• Do this: Write out, exactly as given, every line from the one holding "Give me the Altair source for this chart." to the one holding "import pandas as pd", including both.

• Task inputs:

====

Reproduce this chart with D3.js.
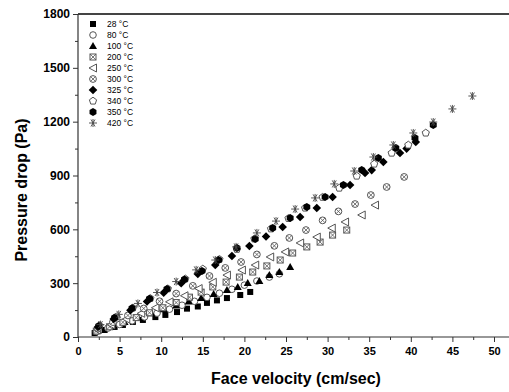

====

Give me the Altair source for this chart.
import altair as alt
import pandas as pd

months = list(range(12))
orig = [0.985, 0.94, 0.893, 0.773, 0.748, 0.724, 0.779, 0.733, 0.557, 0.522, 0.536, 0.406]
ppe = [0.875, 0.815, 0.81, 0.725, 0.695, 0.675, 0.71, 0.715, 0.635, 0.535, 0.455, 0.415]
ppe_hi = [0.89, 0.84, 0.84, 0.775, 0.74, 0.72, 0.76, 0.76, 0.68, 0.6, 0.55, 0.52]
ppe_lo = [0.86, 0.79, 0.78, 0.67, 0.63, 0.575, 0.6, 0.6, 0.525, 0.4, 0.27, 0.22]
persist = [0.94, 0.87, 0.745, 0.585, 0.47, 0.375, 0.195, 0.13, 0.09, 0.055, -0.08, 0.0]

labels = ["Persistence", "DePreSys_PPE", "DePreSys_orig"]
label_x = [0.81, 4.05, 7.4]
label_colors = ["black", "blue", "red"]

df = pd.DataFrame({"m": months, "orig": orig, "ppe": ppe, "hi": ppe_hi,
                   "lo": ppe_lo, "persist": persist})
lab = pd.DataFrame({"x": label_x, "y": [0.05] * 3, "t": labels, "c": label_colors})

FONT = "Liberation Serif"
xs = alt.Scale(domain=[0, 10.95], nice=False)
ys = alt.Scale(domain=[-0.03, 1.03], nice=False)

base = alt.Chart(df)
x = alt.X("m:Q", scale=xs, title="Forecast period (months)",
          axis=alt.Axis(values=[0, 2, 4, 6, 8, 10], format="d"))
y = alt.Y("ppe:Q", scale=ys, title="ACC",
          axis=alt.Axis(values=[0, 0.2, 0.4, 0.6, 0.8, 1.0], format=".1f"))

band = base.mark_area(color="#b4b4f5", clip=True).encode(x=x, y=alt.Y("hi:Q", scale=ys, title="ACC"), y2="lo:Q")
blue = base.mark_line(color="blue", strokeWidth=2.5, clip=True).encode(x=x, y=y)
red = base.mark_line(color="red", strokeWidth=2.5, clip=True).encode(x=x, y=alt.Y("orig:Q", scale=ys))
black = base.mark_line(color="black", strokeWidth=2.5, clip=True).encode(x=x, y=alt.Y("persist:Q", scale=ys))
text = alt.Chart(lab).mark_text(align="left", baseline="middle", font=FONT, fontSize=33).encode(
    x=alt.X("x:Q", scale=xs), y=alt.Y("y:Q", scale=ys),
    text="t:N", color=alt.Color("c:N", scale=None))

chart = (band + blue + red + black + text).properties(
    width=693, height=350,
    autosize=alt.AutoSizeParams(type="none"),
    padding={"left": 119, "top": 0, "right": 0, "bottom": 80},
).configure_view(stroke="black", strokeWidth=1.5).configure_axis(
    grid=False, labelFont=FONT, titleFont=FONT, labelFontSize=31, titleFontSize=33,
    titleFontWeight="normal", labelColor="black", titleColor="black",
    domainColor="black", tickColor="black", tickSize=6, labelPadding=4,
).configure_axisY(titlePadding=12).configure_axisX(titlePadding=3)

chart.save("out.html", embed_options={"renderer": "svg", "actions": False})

====

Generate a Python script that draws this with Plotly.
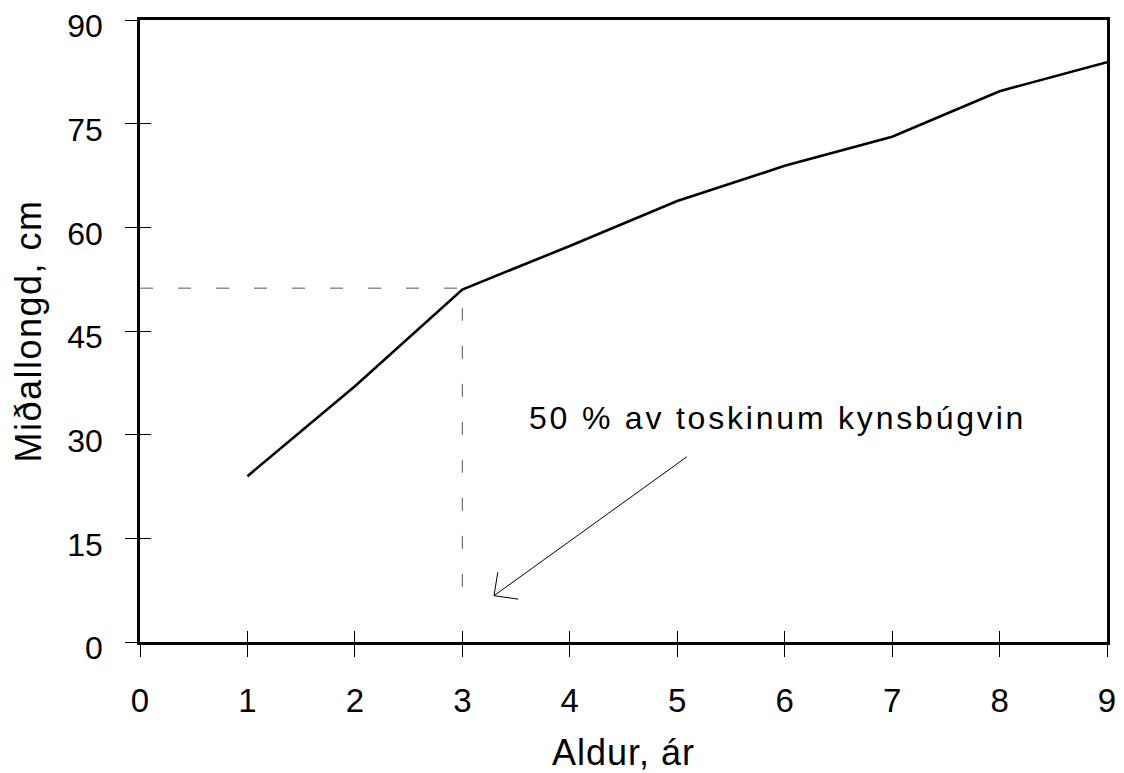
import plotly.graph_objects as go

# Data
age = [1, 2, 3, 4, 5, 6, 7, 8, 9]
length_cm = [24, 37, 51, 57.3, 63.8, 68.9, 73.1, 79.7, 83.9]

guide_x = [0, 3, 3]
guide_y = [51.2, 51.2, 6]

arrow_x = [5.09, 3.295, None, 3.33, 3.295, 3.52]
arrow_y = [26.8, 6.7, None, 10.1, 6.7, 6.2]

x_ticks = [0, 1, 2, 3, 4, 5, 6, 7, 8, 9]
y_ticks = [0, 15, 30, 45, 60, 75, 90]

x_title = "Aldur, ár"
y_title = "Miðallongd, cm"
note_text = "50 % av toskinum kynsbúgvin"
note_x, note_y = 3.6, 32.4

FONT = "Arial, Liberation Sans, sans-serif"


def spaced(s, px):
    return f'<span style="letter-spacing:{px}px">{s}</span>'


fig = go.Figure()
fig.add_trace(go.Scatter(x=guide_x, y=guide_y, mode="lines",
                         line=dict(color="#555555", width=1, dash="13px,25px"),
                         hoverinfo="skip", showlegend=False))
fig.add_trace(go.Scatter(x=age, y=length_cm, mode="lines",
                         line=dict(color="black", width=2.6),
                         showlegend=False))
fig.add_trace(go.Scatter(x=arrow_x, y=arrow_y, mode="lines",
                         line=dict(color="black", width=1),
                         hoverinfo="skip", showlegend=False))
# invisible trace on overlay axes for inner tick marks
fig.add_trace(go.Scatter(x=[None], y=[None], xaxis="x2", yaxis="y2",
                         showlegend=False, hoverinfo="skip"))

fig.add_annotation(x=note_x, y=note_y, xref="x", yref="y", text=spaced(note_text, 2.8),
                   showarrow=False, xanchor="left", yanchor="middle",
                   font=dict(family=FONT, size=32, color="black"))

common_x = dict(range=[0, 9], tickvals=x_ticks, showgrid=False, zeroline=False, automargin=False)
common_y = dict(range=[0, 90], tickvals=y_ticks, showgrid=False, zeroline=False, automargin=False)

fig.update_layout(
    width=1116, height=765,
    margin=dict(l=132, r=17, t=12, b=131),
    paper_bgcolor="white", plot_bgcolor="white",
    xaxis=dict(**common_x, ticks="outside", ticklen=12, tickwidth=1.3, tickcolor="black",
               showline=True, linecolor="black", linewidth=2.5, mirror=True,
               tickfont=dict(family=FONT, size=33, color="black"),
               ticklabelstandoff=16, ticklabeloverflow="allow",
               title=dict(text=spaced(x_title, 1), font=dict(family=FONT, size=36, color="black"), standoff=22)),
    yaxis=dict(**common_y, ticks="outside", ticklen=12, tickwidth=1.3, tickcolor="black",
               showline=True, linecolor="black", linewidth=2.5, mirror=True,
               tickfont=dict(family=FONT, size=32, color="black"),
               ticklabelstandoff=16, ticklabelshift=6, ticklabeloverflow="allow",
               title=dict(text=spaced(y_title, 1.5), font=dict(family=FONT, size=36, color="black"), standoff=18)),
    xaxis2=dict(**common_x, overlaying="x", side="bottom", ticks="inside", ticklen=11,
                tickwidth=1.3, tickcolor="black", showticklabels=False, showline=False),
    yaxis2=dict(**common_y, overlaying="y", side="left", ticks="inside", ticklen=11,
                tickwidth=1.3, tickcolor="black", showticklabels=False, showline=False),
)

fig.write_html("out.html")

====

• Correct output:
Give me the Altair source for this chart.
import altair as alt
import pandas as pd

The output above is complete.